Tuesday, September 13, 2011

Tyler Fred blog 2


                After reading pages 64 through 69 in Everything’s A Text, I found a couple specific areas that caught my attention. The first is found in an excerpt from one of Amy Hamilton’s students named Linda. Linda said her first memory about language was “being tortured by cursive writing exercises” (Melzer, Teague 64). Now this is not necessarily relevant to the message of the reading, I just happened to have a personal connection with this because I hated learning cursive. I was forced to learn it in second grade and had to use it every year until middle school and then I have never used it ever again in my life. Not even once. Now the second hotspot I found was in “The Public Side of Personal Literacies” section.
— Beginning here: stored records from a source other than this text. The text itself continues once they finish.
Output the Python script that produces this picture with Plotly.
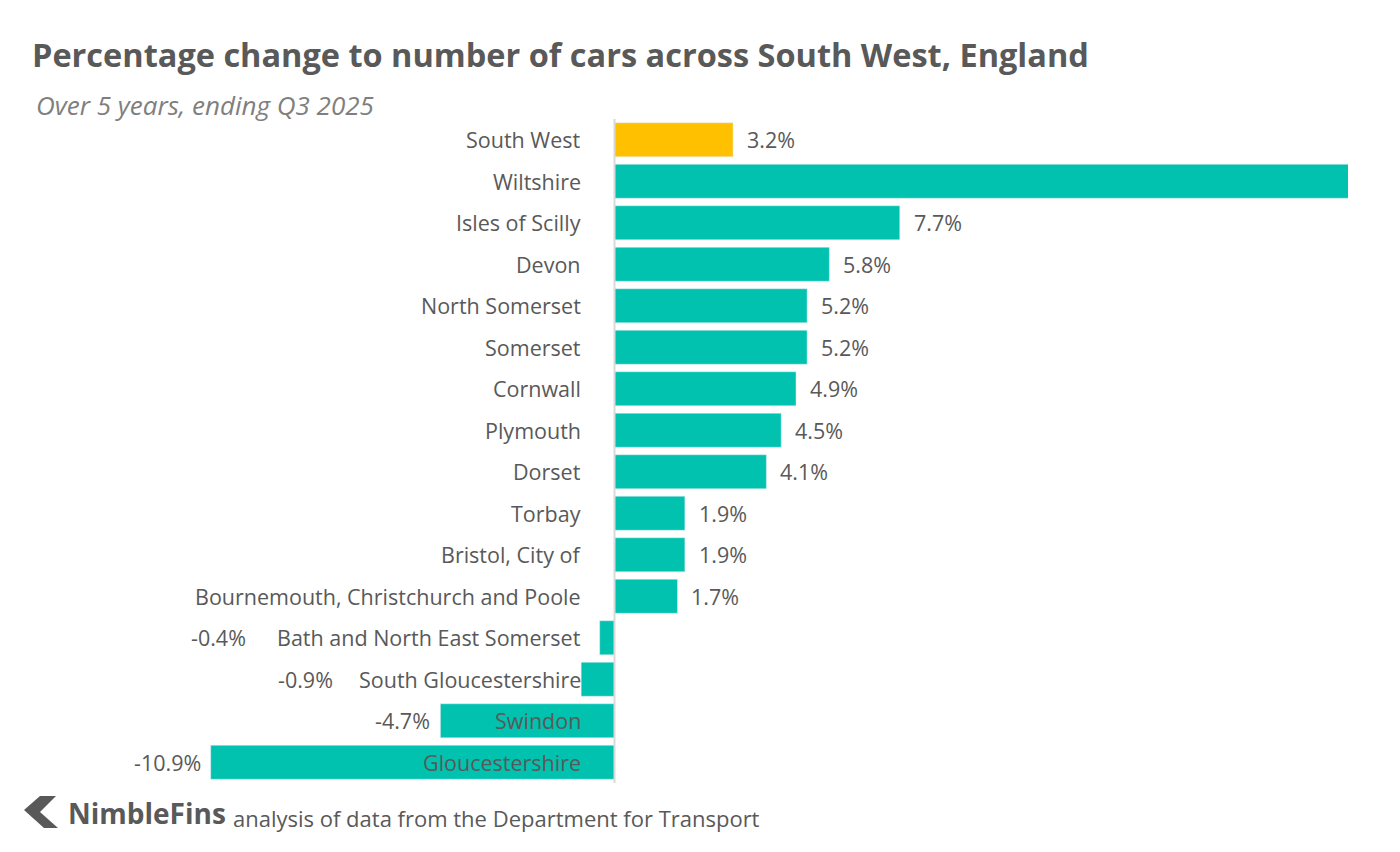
import plotly.graph_objects as go

regions = ["South West", "Wiltshire", "Isles of Scilly", "Devon", "North Somerset", "Somerset",
           "Cornwall", "Plymouth", "Dorset", "Torbay", "Bristol, City of",
           "Bournemouth, Christchurch and Poole", "Bath and North East Somerset",
           "South Gloucestershire", "Swindon", "Gloucestershire"]
values = [3.2, 19.9, 7.7, 5.8, 5.2, 5.2, 4.9, 4.5, 4.1, 1.9, 1.9, 1.7, -0.4, -0.9, -4.7, -10.9]
colors = ["#FFC000"] + ["#00C2AE"] * 15

XMIN, XMAX = -11.0, 19.8
W, H = 1400, 852
OFF = 8
L, R, T, B = 207 - OFF, 52 + OFF, 119 - OFF, 69 + OFF
gray = "#595959"
font = "Open Sans"
fs = 21.5

fig = go.Figure(go.Bar(y=regions, x=values, orientation="h", marker_color=colors,
                       hoverinfo="skip"))

ann = []
neg_shift = {"Bath and North East Somerset": -352, "South Gloucestershire": -246}
for r, v in zip(regions, values):
    ann.append(dict(x=0, y=r, text=r, xref="x", yref="y", xanchor="right", xshift=-32,
                    showarrow=False, font=dict(size=fs, color=gray, family=font)))
    if v > XMAX:
        continue
    if v >= 0:
        ann.append(dict(x=v, y=r, text=f"{v:.1f}%", xanchor="left", xshift=12,
                        showarrow=False, font=dict(size=fs, color=gray, family=font)))
    else:
        ann.append(dict(x=v, y=r, text=f"{v:.1f}%", xanchor="right",
                        xshift=neg_shift.get(r, -8),
                        showarrow=False, font=dict(size=fs, color=gray, family=font)))

pw, ph = W - L - R, H - T - B
def px(x): return (x - OFF - L) / pw
def py(y): return (H - B - (y - OFF)) / ph

ann += [
    dict(xref="paper", yref="paper", x=px(30), y=py(55), xanchor="left", yanchor="middle",
         text="<b>Percentage change to number of cars across South West, England</b>",
         showarrow=False, font=dict(size=32.5, color=gray, family=font)),
    dict(xref="paper", yref="paper", x=px(34), y=py(105), xanchor="left", yanchor="middle",
         text="<i>Over 5 years, ending Q3 2025</i>",
         showarrow=False, font=dict(size=26, color="#7f7f7f", family=font)),
    dict(xref="paper", yref="paper", x=px(66), y=py(813), xanchor="left", yanchor="middle",
         text="<b>NimbleFins</b>", showarrow=False,
         font=dict(size=28, color=gray, family=font)),
    dict(xref="paper", yref="paper", x=px(231), y=py(818), xanchor="left", yanchor="middle",
         text="analysis of data from the Department for Transport", showarrow=False,
         font=dict(size=22, color=gray, family=font)),
]

logo = (f"M {px(40)},{py(796)} L {px(56)},{py(796)} L {px(40)},{py(812)} "
        f"L {px(58)},{py(828)} L {px(44)},{py(828)} L {px(24)},{py(810)} Z")

fig.update_layout(
    width=W, height=H, margin=dict(l=L, r=R, t=T, b=B),
    paper_bgcolor="white", plot_bgcolor="white", showlegend=False,
    bargap=0.18, annotations=ann,
    shapes=[dict(type="path", path=logo, xref="paper", yref="paper",
                 fillcolor="#595959", line=dict(width=0)),
            dict(type="line", x0=0, x1=0, y0=0, y1=1, xref="x", yref="paper",
                 line=dict(color="#d9d9d9", width=2))],
    xaxis=dict(range=[XMIN, XMAX], visible=False, fixedrange=True),
    yaxis=dict(autorange="reversed", visible=False),
)
fig.write_html("out.html")
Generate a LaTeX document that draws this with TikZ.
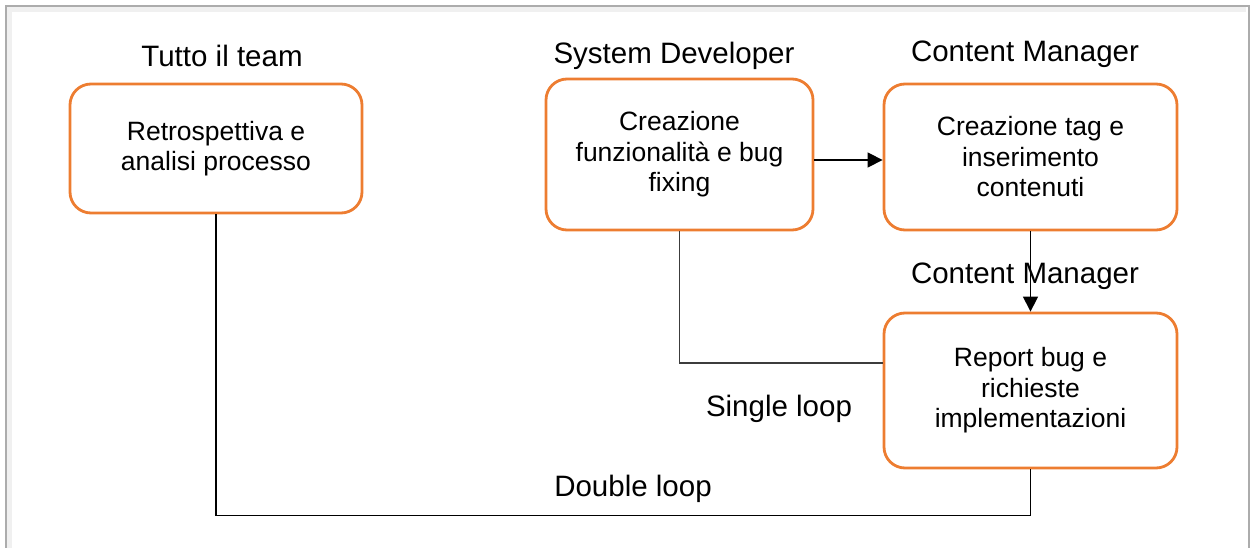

Sometimes I make fun of people with accents that are different from mine and have never thought anything of it until today when I read Gloria Anzaldua’s quote saying “So, if you want to really hurt me, talk badly about my language. Ethnic identity is twin skin to linguistic identity. I am my language” (Melzer, Teague 67). I never gave any thought to the idea that when I make fun of someone’s accent I’m not just making fun of that person, but I am also making fun of where they’re from and all the people who talk just like them. It was a sad realization for me but at least I’ll know to be more accepting next time I hear or see somebody who is different than me. 

1 comment:

  1. The worst part about learning cursive was that the teachers told you that you would have to use it the rest of your life. Complete lie.